Autonomous underwater vehicle formation control and obstacle avoidance using multi-agent generative adversarial imitation learning

Autonomous underwater vehicle (AUV) is widely used in complex underwater missions such as bottom survey and data collection. Multiple AUVs can cooperatively complete tasks that single AUV cannot accomplish. Recently, multi-agent reinforcement learning (MARL) has been introduced to improve multi-AUV control in uncertain marine environments. However, it is very difficult and even unpractical to design effective and efficient reward functions for various tasks.
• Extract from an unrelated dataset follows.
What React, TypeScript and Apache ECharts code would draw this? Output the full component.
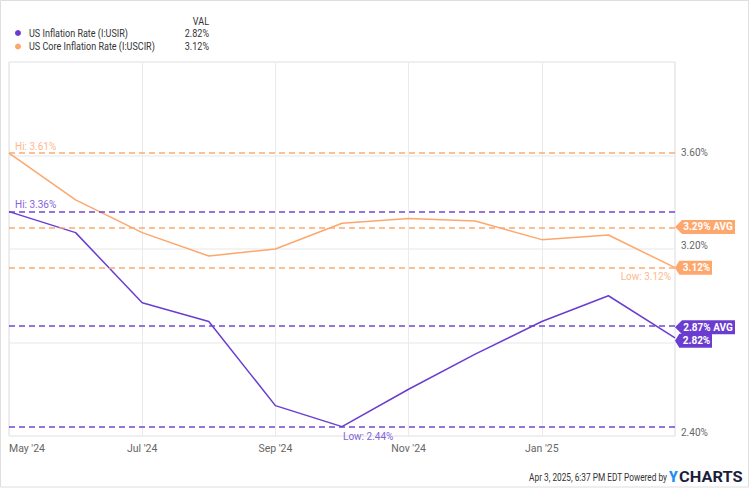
import React, { useEffect, useRef } from "react";
import * as echarts from "echarts";

// ---- data ----
const months = ["May '24", "Jun '24", "Jul '24", "Aug '24", "Sep '24", "Oct '24", "Nov '24", "Dec '24", "Jan '25", "Feb '25", "Mar '25"];
const usInflation = [3.36, 3.27, 2.97, 2.89, 2.53, 2.44, 2.6, 2.75, 2.89, 3.0, 2.82];
const usCoreInflation = [3.61, 3.41, 3.27, 3.17, 3.2, 3.31, 3.33, 3.32, 3.24, 3.26, 3.12];
const seriesNames = ["US Inflation Rate (I:USIR)", "US Core Inflation Rate (I:USCIR)"];
const yMin = 2.4;
const yMax = 4.0;
const yStep = 0.4;
const hiddenYTicks = [2.8, 4.0];
const legendHeader = "VAL";
const footerText = "Apr 3, 2025, 6:37 PM EDT Powered by";

// ---- styles ----
const PURPLE = "#6a3dd0";
const ORANGE = "#fda76c";
const FONT = "Roboto, sans-serif";

const mean = (a: number[]) => a.reduce((s, v) => s + v, 0) / a.length;
const pct = (v: number) => v.toFixed(2) + "%";

const TAG_PATH = "path://M0,7L7,0L60,0L60,14L7,14Z";

function buildSeries(
  name: string,
  data: number[],
  color: string,
  labelColor: string,
  hiPos: number[],
  lowPos: number[],
  lowAlign: string,
  lastDy: number
) {
  const avg = mean(data);
  const last = data[data.length - 1];
  const lastCat = months[months.length - 1];
  const tag = (value: number, text: string, width: number, dy: number) => ({
    coord: [lastCat, value],
    symbol: TAG_PATH,
    symbolSize: [width, 14],
    symbolOffset: [width / 2, dy],
    itemStyle: { color },
    label: {
      show: true,
      position: "inside",
      offset: [3, 0],
      formatter: text,
      color: "#fff",
      fontSize: 10,
      fontWeight: "bold",
      fontFamily: FONT,
    },
  });
  const marker = (type: string, prefix: string, pos: number[], align: string) => ({
    type,
    symbol: "circle",
    symbolSize: 2,
    itemStyle: { color: "rgba(0,0,0,0)" },
    label: {
      show: true,
      position: pos,
      align,
      verticalAlign: "middle",
      color: labelColor,
      fontSize: 10,
      fontFamily: FONT,
      formatter: (p: any) => prefix + pct(p.value),
    },
  });
  return {
    name,
    type: "line",
    data,
    clip: false,
    showSymbol: false,
    symbol: "none",
    lineStyle: { color, width: 1.5 },
    itemStyle: { color },
    markLine: {
      silent: true,
      symbol: ["none", "none"],
      label: { show: false },
      lineStyle: { color, type: [6, 4], width: 1.5, opacity: 0.95 },
      data: [{ type: "max" }, { type: "average" }, { type: "min" }],
    },
    markPoint: {
      silent: true,
      data: [
        marker("max", "Hi: ", hiPos, "left"),
        marker("min", "Low: ", lowPos, lowAlign),
        tag(avg, pct(avg) + " AVG", 60, 0),
        tag(last, pct(last), 37, lastDy),
      ],
    },
  };
}

function legendGraphics() {
  const rows = [
    { name: seriesNames[0], color: PURPLE, value: usInflation[usInflation.length - 1], y: 33 },
    { name: seriesNames[1], color: ORANGE, value: usCoreInflation[usCoreInflation.length - 1], y: 46.5 },
  ];
  const txt = (text: string, x: number, y: number, align: string) => ({
    type: "text",
    x,
    y,
    scaleX: 0.86,
    style: { text, fill: "#333", font: `10.5px ${FONT}`, align, verticalAlign: "middle" },
  });
  const els: any[] = [txt(legendHeader, 209, 21, "right")];
  rows.forEach((r) => {
    els.push({ type: "circle", shape: { cx: 18, cy: r.y, r: 3 }, style: { fill: r.color } });
    els.push(txt(r.name, 29, r.y, "left"));
    els.push(txt(pct(r.value), 209, r.y, "right"));
  });
  return els;
}

export default function App() {
  const ref = useRef<HTMLDivElement>(null);
  useEffect(() => {
    if (!ref.current) return;
    const chart = echarts.init(ref.current, undefined, { renderer: "svg" });
    chart.setOption({
      animation: false,
      backgroundColor: "#fff",
      grid: {
        left: 9,
        right: 75,
        top: 62,
        bottom: 52,
        show: true,
        borderColor: "#dddddd",
        borderWidth: 1,
        backgroundColor: "transparent",
      },
      xAxis: {
        type: "category",
        data: months,
        boundaryGap: false,
        axisLine: { show: false },
        axisTick: { show: false },
        axisLabel: {
          interval: (i: number) => i % 2 === 0 && i < months.length - 1,
          alignMinLabel: "left",
          color: "#666",
          fontSize: 10.5,
          fontFamily: FONT,
          margin: 7,
        },
        splitLine: {
          show: true,
          interval: (i: number) => i % 2 === 0,
          lineStyle: { color: "#ebebeb", width: 1 },
        },
      },
      yAxis: {
        type: "value",
        position: "right",
        min: yMin,
        max: yMax,
        interval: yStep,
        axisLine: { show: false },
        axisTick: { show: false },
        axisLabel: {
          color: "#666",
          fontSize: 10,
          fontFamily: FONT,
          margin: 6,
          verticalAlign: "bottom",
          lineHeight: 7,
          formatter: (v: number) => (hiddenYTicks.some((h) => Math.abs(h - v) < 1e-6) ? "" : pct(v)),
        },
        splitLine: { show: true, lineStyle: { color: "#efefef", width: 1.5 } },
      },
      series: [
        buildSeries(seriesNames[0], usInflation, PURPLE, "#8563dc", [7, -6], [2, 11], "left", 3),
        buildSeries(seriesNames[1], usCoreInflation, ORANGE, "#fdb98c", [7, -6], [-3, 10], "right", 0),
      ],
      graphic: [
        {
          type: "rect",
          shape: { x: 0.5, y: 0.5, width: 748, height: 486.5 },
          style: { fill: "none", stroke: "#dedede", lineWidth: 1 },
          silent: true,
        },
        ...legendGraphics(),
        {
          type: "text",
          x: 667,
          y: 477,
          scaleX: 0.83,
          style: { text: footerText, fill: "#333", font: `10px ${FONT}`, align: "right", verticalAlign: "middle" },
        },
        {
          type: "text",
          x: 669,
          y: 477,
          style: { text: "Y", fill: "#1e8ff5", font: `900 14px Roboto`, align: "left", verticalAlign: "middle" },
        },
        {
          type: "text",
          x: 679,
          y: 477,
          scaleX: 1.17,
          style: { text: "CHARTS", fill: "#1b1e3a", font: `bold 14px Roboto`, align: "left", verticalAlign: "middle" },
        },
      ],
    });
    return () => chart.dispose();
  }, []);
  return (
    <div
      ref={ref}
      style={{ position: "fixed", left: 0, top: 0, width: 750, height: 488, background: "#fff" }}
    />
  );
}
In this paper, we implemented multi-agent generative adversarial imitation learning (MAGAIL) from expert demonstrated trajectories for formation control and obstacle avoidance of multi-AUV. In addition, decentralized training with decentralized execution framework was adopted to alleviate the communication problem in underwater environments. Moreover, to facilitate the discriminator to accurately judge the quality of AUV’s trajectory in the two tasks and increase the convergence speed, we improved upon MAGAIL by dividing the state–action pairs of expert trajectory for each AUV into two groups and updating discriminator by randomly selecting equal number of state–action pairs from both groups. Our experimental results on a simulated AUV system modeling Sailfish 210 of our lab in the Gazebo simulation environment show that MAGAIL allows control policies of multi-AUV to obtain a better performance than traditional multi-agent deep reinforcement learning from fine-tuned reward function — IPPO. Moreover, control policies trained via MAGAIL in simple tasks can generalize better to complex tasks than those trained via IPPO. •Implemented MAGAIL for formation control and obstacle avoidance of multi-AUV.•Adopted DTDE framework to solve the limited communication problem.•Results show MAGAIL allows AUVs to achieve a better performance than IPPO.•MAGAIL was shown to generalize better than IPPO in two new and complex tasks.